# Drawain's Artblog



## drawain (Jun 14, 2017)

Hey, since I kept spamming my art in the "What have you submitted to FA recently?" thread I thought my own thread could make sense. (I hope they are allowed here.) I included a selection from my gallery below and will use this thread to post recent artworks in the future.

So I am an Illustration student from Germany, enjoying all kinds of media. I'm a very curious person when it comes to art and I try out a lot, even if some stuff is still at it's first baby-steps:
3D modeling, sculpting, fursuit headbase building, sewing, needlefelting, tablet weaving, 2D animation and of course drawing and painting. And there's a lot I still wanna try out...
I currently roam in the semi-professional level and hope I can one day fully live off my art, the day when I'm finished studying.

If you want to add me to your watchlist: Userpage of drawain -- Fur Affinity [dot] net Thanks for taking a look!


----------



## Emerald_raven (Jun 14, 2017)

Wow ! Just wow ! Awesome work !


----------



## drawain (Jun 14, 2017)

Thank you very much!


----------



## drawain (Jun 17, 2017)

I finished the commission for Ravegeam!

Clean version: www.furaffinity.net: REFSHEET COMMISSION // Ravegeam by Drawain
NSFW version: www.furaffinity.net: REFSHEET COMMISSION // Ravegeam by Drawain


----------



## Liam The Red (Jun 17, 2017)

Nice work!


----------



## drawain (Jun 26, 2017)

Gift for an awesome someone on FB!


----------



## Fallowfox (Jun 26, 2017)

Your paintings are very proficient.


----------



## drawain (Jun 30, 2017)

Fastly done animation for a course. I had to stick to these horrible colors, I'm sorry. x_x


----------



## drawain (Jul 16, 2017)

*The game: *Dropbox - 8Limbs.app.zip

My semesterproject, a 2D platformer game made in Unity with the Corgi Engine and the help of a programmer from a local games studio, is finally kinda done!

There are still a lot of things to fix and tweak, but semester break has started and I have no access to the university's equipment right now. And for a first try and with the limited time at hand it turned out better than thought.

The game is only playable for MAC currently, sadly.
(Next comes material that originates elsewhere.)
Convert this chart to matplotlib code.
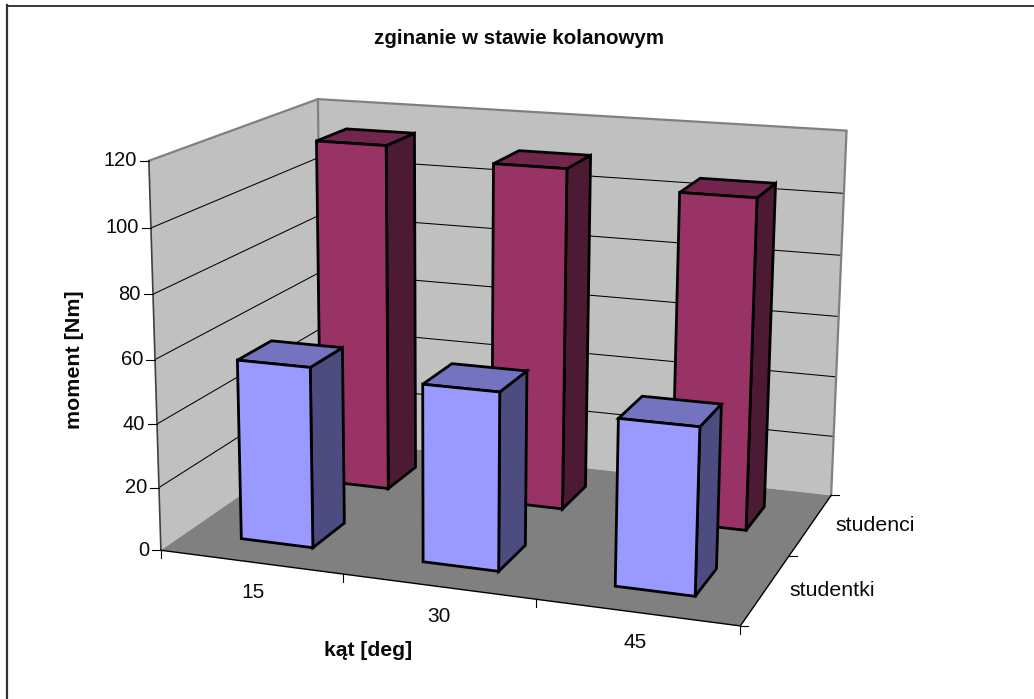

Which pisses me off greatly, I don't even have a MAC! I'll fix that next semester.


----------



## drawain (Jul 16, 2017)

Oh and some concept art from the game:




And my 3D project that will be printed during semesterbreak. My OC Nagaoh Antares. This was my first real 3D sculpt that I didn't just abandoned before the lowpoly version even was completed.
Started in *Blender *as lowpoly. Then continued in *Sculptris*.


----------



## drawain (Jul 19, 2017)

Recent commissions, sketches and studies.


----------



## drawain (Jul 23, 2017)

Chibi badge for someone on Facebook. Such bad photo quality, I'm sorry...

Traded art for fur. Need it to practise before I screw up my super expensive premium fur. ¤_¤


----------



## drawain (Aug 23, 2017)

Stuff I did the last weeks.


----------



## drawain (Aug 23, 2017)

More Spark device sketches and the last one done in Photoshop which will be turned into a painting. It's fan art of Celldweller. The toads are tests for a professional film project of a friend which will star classical puppetry special effects. If it works out. His time frame has gotten reduced drastically. xD But I have fun crafting with him at least and do it for the experience to enrich personal future projects of mine.


----------



## drawain (Aug 31, 2017)

The vernid Talario of Propper. A fur practice and raffle price. I didn't held a raffle, I was just asked to replace an artist that didn't reply anymore and refused to do the art. 



 
Process gif (click to enlarge):


----------



## drawain (Sep 5, 2017)

Ipad + hand sketches:
   
 

And regular PS stuff: a Huppermage from Wakfu as a casual beach girl.


----------



## lemonlunch (Sep 10, 2017)

wow dude, your stuff is pretty good! lovely rendering


----------



## drawain (Sep 19, 2017)

Thank you, Lemonlunch! 


Aaand first batch of Telegram stickers of my sona.


----------



## Silvv (Sep 24, 2017)

Omg your art is so good and professional. I absolutysty love it. <3 uwu


----------



## drawain (Oct 9, 2017)

Another ref to add to my Portfolio. Commissioned by Klingendrache from FA.



 

A sketch for Ravegeam from FA.


----------



## drawain (Jan 14, 2018)

Update time!



 


 
(Celldweller fan art)





(tabletwoven)







 



 





 
​


----------



## drawain (May 16, 2018)

My tiny jump'n'run level created with Unity(Corgi Engine).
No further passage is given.